Subroutines give meaningful values for the whole match (not shown in the snippet below, but it's bc as expected), but I can't figure out how to extract meaningful info from capturing groups in the subroutine. Is this even possible? (Having scoured the internet and PCRE man page, it seems this may not be a supported feature PCRE).
11-08-2013 10:23 AM
I don't know. You're at the bleeding edge of advanced features of regular expressions so maybe PCRE just doesn't handle it in a sane way, or maybe those features would require additional API calls that LabVIEW doesn't use. You may just have to keep digging in the PCRE documentation.
FWIW, in my experience the more complex a regular expression gets the more likely it is that you would be better off just writing some custom logic to recognize that pattern. Your code would likely end up more readable and more efficient. I like regular expressions (I added this feature to LabVIEW, after all), but sometimes they're just not the best solution. This may be one of those cases.
11-18-2013 06:44 PM
@AdamKemp wrote:
FWIW, in my experience the more complex a regular expression gets the more likely it is that you would be better off just writing some custom logic to recognize that pattern. Your code would likely end up more readable and more efficient. I like regular expressions (I added this feature to LabVIEW, after all), but sometimes they're just not the best solution. This may be one of those cases.

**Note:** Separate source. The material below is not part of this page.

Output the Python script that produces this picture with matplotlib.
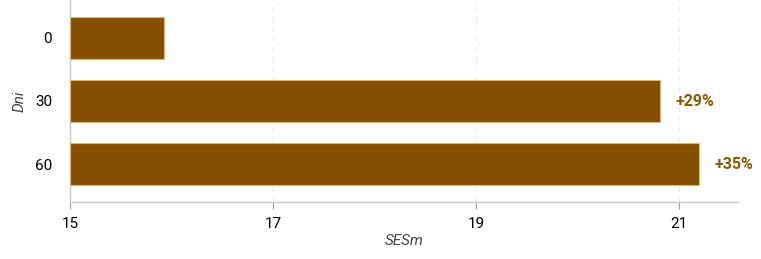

Ha! Agree with you wholeheartedly; that's actually the prime motivation here -- templatizing some boilerplate regexes as subroutines! Just like with other source code, being able to modularize and reuse is likely better than a monolith. This also reduces recursion to something sensible and readable. It's been working great in practice (after a new wrapper around Offsets to handle -1's in a nicer way), and I'm still going to casually look for alternatives that allow submatches to be returned from subroutines.